My love for outdoor Stations began with a pilgrimage to Lourdes while studying abroad in college. To me, Lourdes will always be a Catholic Disney World. The cathedral even looks like Cinderella's castle. Every type of devotion is at your fingertips - daily Mass, a candlelit Marian procession, visiting holy relics. But I especially loved the outdoor Stations.

Their Way of the Cross goes through wooded hills. Larger-than-life cast iron figures make up each station. My two friends and I took turns reading each devotional and walking in silence. I loved the sense of taking a journey with Christ. I loved how the artwork said just as much as the heartbreaking words in the prayers.

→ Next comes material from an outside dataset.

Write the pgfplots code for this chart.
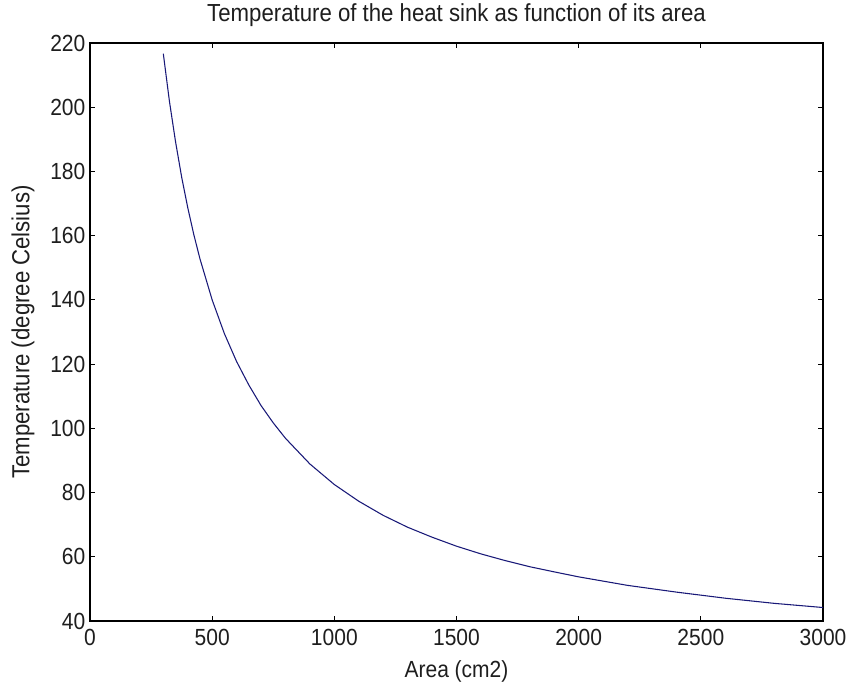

A few months later I went to another outdoor Stations of the Cross on a pilgrimage to Fatima. (Yes, I was unbelievably lucky to visit so many holy sites during my study abroad.) The stone path winded through a grove of trees. Each station was a relief carved into cream colored stone. At the end there was a small chapel with statues on top depicting the crucifixion scene.

Now stateside, I have an eye for outdoor Stations. Most are pretty simple, but to me they're all special. Someone else has found a picturesque spot in God's garden. Another artist has created something beautiful to glorify God. Another person will gain new insight about Christ's love for humanity.

In Lourdes, pilgrims from around the world were asked to bring things with them. Whole trees were draped with rosaries from one year. Another year, each group brought crosses from their country. Next to the rows of crosses, a sign read in different languages, "The world turns, the cross remains."